I've Lost That Loving Feeling
So apparently it's okay to use evidence gained by torture against Guantanamo detainees.
Evidence gained by torture can be used by the U.S. military in deciding whether to imprison a foreigner indefinitely at Guantanamo Bay, Cuba, as an enemy combatant, the government says.
Of course, this is an obvious incentive to torture. Good thing we don't have a problem with that.
A confidential report to Army generals in Iraq in December 2003 warned that members of an elite military and CIA task force were abusing detainees, a finding delivered more than a month before Army investigators received the photographs from Abu Ghraib prison that touched off investigations into prisoner mistreatment.
Meanwhile, former CIA director George Tenet wants to stop the internet from getting into the wrong hands:
[...] Tenet yesterday called for new security measures to guard against attacks on the United States that use the Internet, which he called "a potential Achilles' heel."
"I know that these actions will be controversial in this age when we still think the Internet is a free and open society with no control or accountability," he told an information-technology security conference in Washington, "but ultimately the Wild West must give way to governance and control."

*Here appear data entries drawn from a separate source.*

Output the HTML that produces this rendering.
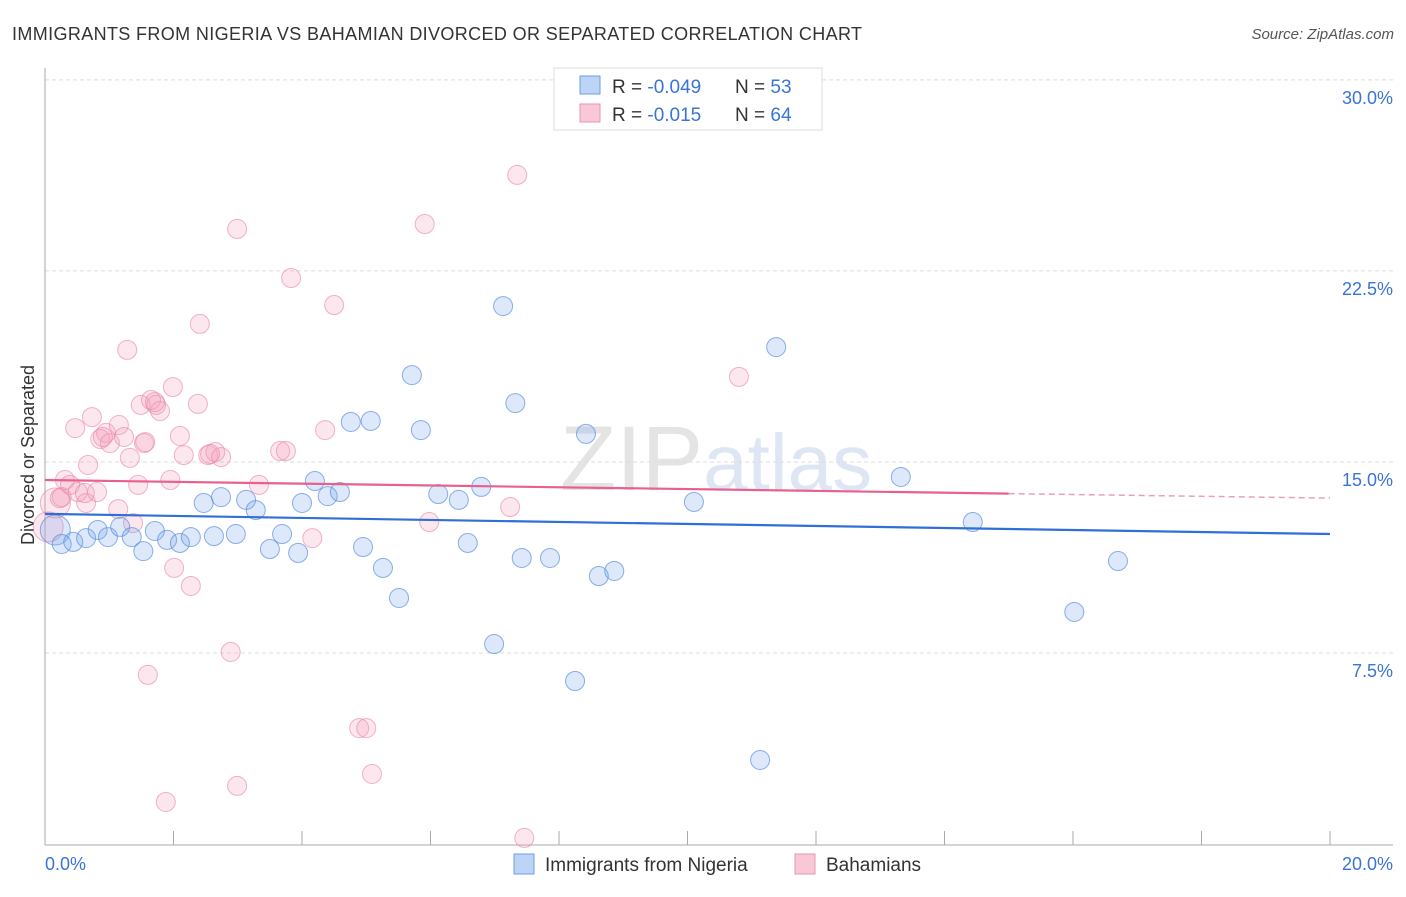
<!DOCTYPE html>
<html><head><meta charset="utf-8"><style>
body{margin:0;background:#fff;font-family:"Liberation Sans",sans-serif}
svg text{font-family:"Liberation Sans",sans-serif}
</style></head><body>
<svg id="c" width="1406" height="892">
<text x="12" y="40" font-size="18" fill="#333" textLength="850">IMMIGRANTS FROM NIGERIA VS BAHAMIAN DIVORCED OR SEPARATED CORRELATION CHART</text>
<text x="1394" y="39" font-size="15" fill="#555" text-anchor="end" font-style="italic">Source: ZipAtlas.com</text>
<text x="560" y="490" font-size="92" fill="#e4e4e4" font-family="Liberation Serif">ZIP<tspan fill="#dfe6f3" font-family="Liberation Sans" font-size="80">atlas</tspan></text>
<g id="grid"></g>
<line x1="45" y1="68" x2="45" y2="845" stroke="#aaa"/>
<line x1="45" y1="845" x2="1393" y2="845" stroke="#aaa"/>
<g id="xt"></g>
<text x="45" y="870" font-size="18" fill="#3a74d4">0.0%</text>
<text x="1393" y="870" font-size="18" fill="#3a74d4" text-anchor="end">20.0%</text>
<text transform="translate(34,455) rotate(-90)" font-size="18" fill="#333" text-anchor="middle">Divorced or Separated</text>
<g id="pts"></g>
<g id="trend"></g>
<g>
<rect x="554" y="68" width="268" height="62" fill="#fff" stroke="#ddd"/>
<rect x="580" y="76" width="20" height="18" fill="#bcd4f5" stroke="#6d9ee6"/>
<rect x="580" y="104" width="20" height="18" fill="#f9c8d7" stroke="#ec93b0"/>
<text x="612" y="93" font-size="19" fill="#333">R = <tspan fill="#3a74d4">-0.049</tspan><tspan x="735">N = </tspan><tspan fill="#3a74d4">53</tspan></text>
<text x="612" y="121" font-size="19" fill="#333">R = <tspan fill="#3a74d4"> -0.015</tspan><tspan x="735">N = </tspan><tspan fill="#3a74d4">64</tspan></text>
</g>
<g>
<rect x="514" y="854" width="20" height="20" fill="#bcd4f5" stroke="#6d9ee6"/>
<text x="545" y="871" font-size="19" fill="#333">Immigrants from Nigeria</text>
<rect x="795" y="854" width="20" height="20" fill="#f9c8d7" stroke="#ec93b0"/>
<text x="826" y="871" font-size="19" fill="#333">Bahamians</text>
</g>
</svg>
<script>
const yTicks=[7.5,15,22.5,30];
const yTickLabels=["7.5%","15.0%","22.5%","30.0%"];
const xTicks=[2,4,6,8,10,12,14,16,18,20];
const blueX=[.16,.26,.44,.64,.82,.98,1.17,1.35,1.53,1.71,1.90,2.10,2.27,2.47,2.63,2.74,2.97,3.13,3.28,3.50,3.69,3.94,4.00,4.20,4.40,4.59,4.76,4.95,5.07,5.26,5.51,5.71,5.85,6.12,6.44,6.58,6.79,6.99,7.13,7.32,7.42,7.86,8.25,8.42,8.62,8.86,10.10,11.13,11.38,13.32,14.44,16.02,16.70];
const blueY=[12.33,11.78,11.86,12.01,12.33,12.05,12.45,12.05,11.50,12.29,11.94,11.82,12.05,13.39,12.09,13.62,12.17,13.51,13.11,11.58,12.17,11.43,13.39,14.25,13.66,13.82,16.57,11.66,16.61,10.84,9.66,18.41,16.25,13.74,13.51,11.82,14.02,7.85,21.12,17.31,11.23,11.23,6.40,16.10,10.52,10.72,13.43,3.30,19.51,14.41,12.64,9.11,11.11];
const pinkX=[.05,.16,.23,.31,.39,.47,.51,.64,.67,.73,.81,.86,.95,1.01,1.14,1.15,1.23,1.28,1.32,1.37,1.45,1.49,1.54,1.60,1.65,1.73,1.79,1.88,1.95,2.01,1.99,2.10,2.16,2.27,2.38,2.41,2.54,2.65,2.74,2.89,2.99,2.99,3.33,3.66,3.75,3.83,4.16,4.36,4.50,4.89,5.00,5.09,5.91,5.98,7.24,7.35,7.46,10.80,.26,.62,1.56,1.71,2.57,.90];
const pinkY=[12.45,13.39,13.58,14.29,14.10,16.33,13.82,13.39,14.88,16.76,13.82,15.90,16.14,15.74,13.15,16.45,15.98,19.40,15.16,12.60,14.10,17.24,15.74,6.64,17.43,17.24,17.00,1.65,14.29,10.84,17.94,16.02,15.27,10.13,17.28,20.42,15.27,15.39,15.19,7.54,24.15,2.28,14.10,15.43,15.43,22.22,12.01,16.25,21.16,4.55,4.55,2.75,24.34,12.64,13.23,26.27,0.24,18.34,13.62,13.78,15.78,17.35,15.31,15.98];
const blueTrend=[12.96,12.17];
const pinkTrend=[14.29,13.58];
const NS="http://www.w3.org/2000/svg";
const sx=v=>45+v*64.25, sy=v=>844-v*25.47;
function mk(t,a,p){const e=document.createElementNS(NS,t);for(const k in a)e.setAttribute(k,a[k]);p.appendChild(e);return e;}
const grid=document.getElementById('grid');
yTicks.forEach((v,i)=>{
 const l=mk('line',{x1:45,x2:1393,y1:sy(v),y2:sy(v),stroke:'#ddd','stroke-dasharray':'4,3'},grid);
 
 
 const t=mk('text',{x:1393,y:sy(v)+24,'font-size':18,fill:'#3a74d4','text-anchor':'end'},grid);
 t.textContent=yTickLabels[i];
 
 
});
const xt=document.getElementById('xt');
xTicks.forEach(v=>{
 const l=mk('line',{x1:sx(v),x2:sx(v),y1:831,y2:845,stroke:'#aaa'},xt);
 
 
});
const pts=document.getElementById('pts');
function draw(X,Y,fill,stroke,name){
 X.forEach((x,i)=>{
  const r=(x<0.2)?15:9.5;
  const c=mk('circle',{cx:sx(x),cy:sy(Y[i]),r:r,fill:fill,stroke:stroke,'stroke-width':1},pts);
  
  
 });
}
draw(pinkX,pinkY,'rgba(243,160,188,0.25)','rgba(232,130,165,0.6)','bahamians-point');
draw(blueX,blueY,'rgba(120,165,235,0.25)','rgba(80,135,220,0.65)','nigeria-point');
const tr=document.getElementById('trend');
const b=mk('line',{x1:sx(0),y1:sy(blueTrend[0]),x2:sx(20),y2:sy(blueTrend[1]),stroke:'#2f6fd6','stroke-width':2.2},tr);


const f=v=>pinkTrend[0]+(pinkTrend[1]-pinkTrend[0])*v/20;
const p1=mk('line',{x1:sx(0),y1:sy(f(0)),x2:sx(15),y2:sy(f(15)),stroke:'#e8608e','stroke-width':2.2},tr);


const p2=mk('line',{x1:sx(15),y1:sy(f(15)),x2:sx(20),y2:sy(f(20)),stroke:'#e8a0b8','stroke-width':1.5,'stroke-dasharray':'6,4'},tr);


</script>
</body></html>
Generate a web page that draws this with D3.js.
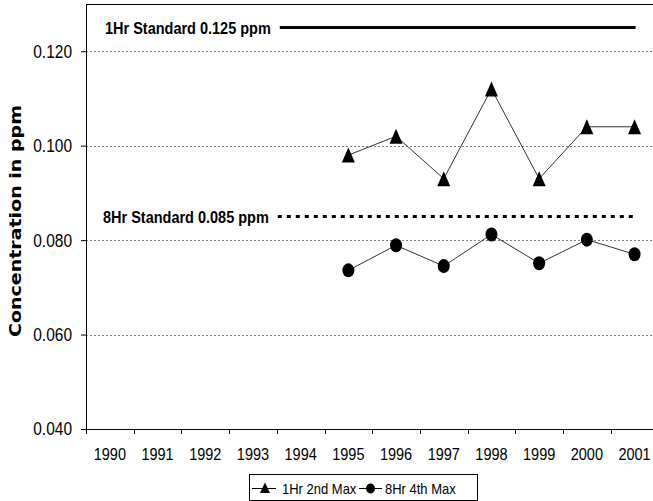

[...] Access to networks like the World Wide Web might need to be limited to those who can show they take security seriously, he said.
I take security seriously! I take security seriously!
So does Brian Boyle, principal deputy associate attorney general of the United States (do you think his business cards have to be two-sided?), who explained to a federal judge yesterday why the US should be able to detain as "enemy combatants" people who've never been near a battlefield:
"The military has an interest in holding people who pose a risk," Brian Boyle, principal deputy associate attorney general, said of the Pentagon's decision to hold some people for nearly three years. "We're not detaining these people just because there's some enjoyment in it."
Do you think anyone actually suggested that Brian enjoys detaining people, or is the PDAAG sounding just a tad defensive here?
[...] "If a little old lady in Switzerland writes checks to what she thinks is a charitable organization for Afghanistan orphans, but it's really supporting . . . al Qaeda, is she an enemy combatant?" the judge asked.
Boyle said the woman could be, but it would depend on her intentions. "It would be up to the military to decide as to what to believe," he said.
You know, when I used to hear Republicans arguing that we need the Second Amendment because the people need guns to defend ourselves from the government, it never occurred to me that they meant defending ourselves against them. Okay, guys, I've learned my lesson--you can stop the scary stuff now.